Dept. of Energy kicks off clean manufacturing initiative

Manufacturing and renewable energy recruiters can rejoice in synergy, as the U.S. Department of Energy (DOE) recently announced the start of a clean manufacturing initiative designed to bolster American capabilities and competitiveness in cleantech manufacturing. The increased focus on clean production will also likely lead to stronger job creation. According to a recent report, the Southeast region alone announced 13,700 clean manufacturing jobs in 2012, some 80 percent of the national average.

Part of second term agenda
Keeping with President Barack Obama's stated focus on improving domestic clean manufacturing, the DOE announced the start to the Clean Energy Manufacturing Initiative, which it said will focus on expanding the range of manufactured clean energy products and making America more competitive in the area through private sector partnerships, new channels of funding and improvements to the clean manufacturing supply chain through analysis, among other strategies.

Fittingly, the DOE announced the start to the program at a department-run carbon fiber technology facility in Oak Ridge, Tennessee. The facility, open to use for research and advanced manufacturing, will help U.S. producers test the manufacturing use of carbon fiber, which is less expensive and better performing than currently available materials.

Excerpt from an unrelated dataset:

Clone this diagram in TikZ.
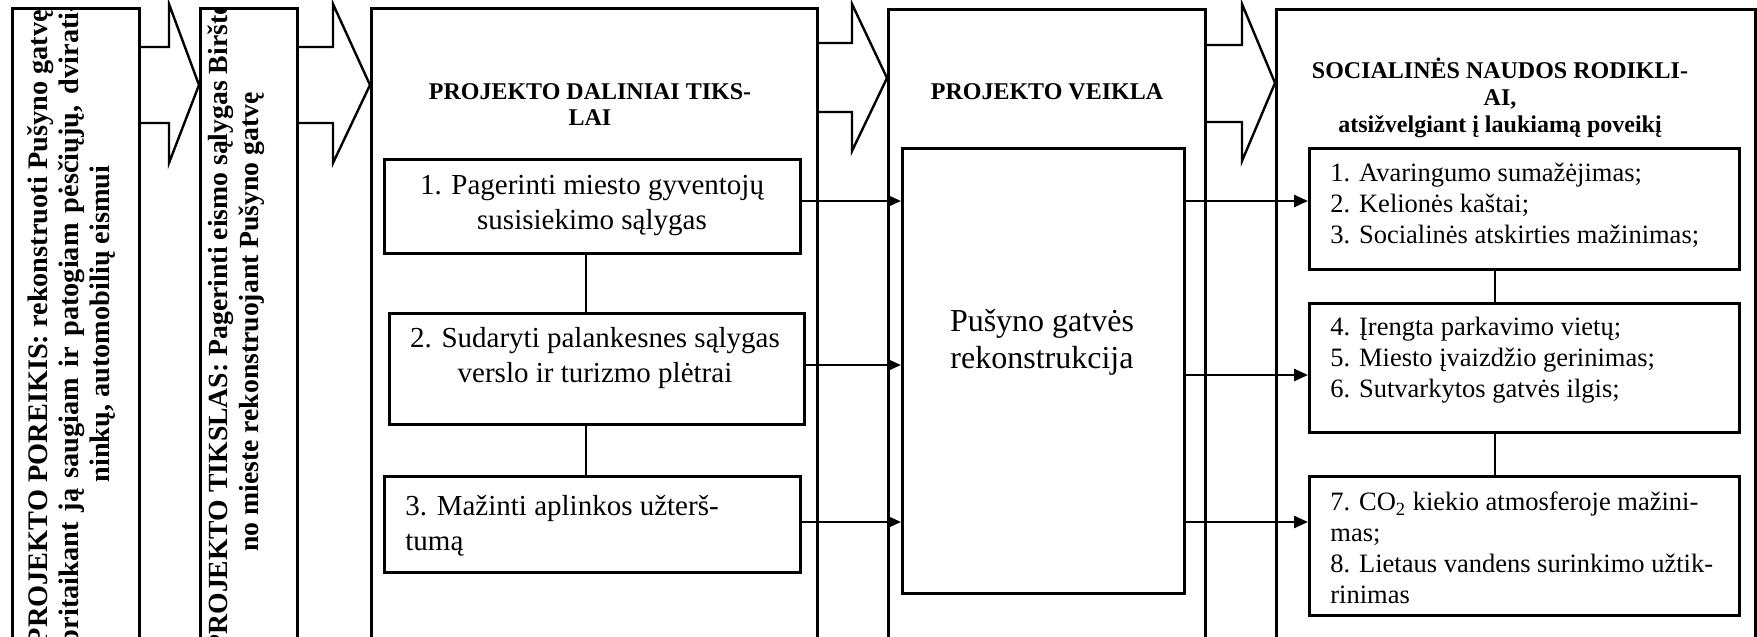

"Our nation faces a stark choice: the energy technologies of the future can be developed and manufactured in America for export around the world, or we can cede global leadership and import these technologies from other nations," said David Danielson, assistant secretary for energy efficiency and renewable energy. "… [T]he Clean Energy Manufacturing Initiative will seize this opportunity to ensure U.S. leadership in the clean energy sector and advance the global competitiveness of American manufacturers."

Funding big part of effort
One of the most effective ways the DOE has identified to spur clean manufacturing in the United States is extending new opportunities for funding. As part of its announcement, the department said it had awarded more than $23 million in innovative research and development projects and publicized a $15 million fund to reduce solar energy manufacturing costs.

The DOE will also further the clean manufacturing initiative by improving outreach efforts in energy productivity training and hosting regional and national summits on cleantech production.

Encouraged by the attention clean manufacturing has received, businesses in the sector can look to renewable energy and manufacturing recruiters to help them find the talent they need to innovate and become more competitive.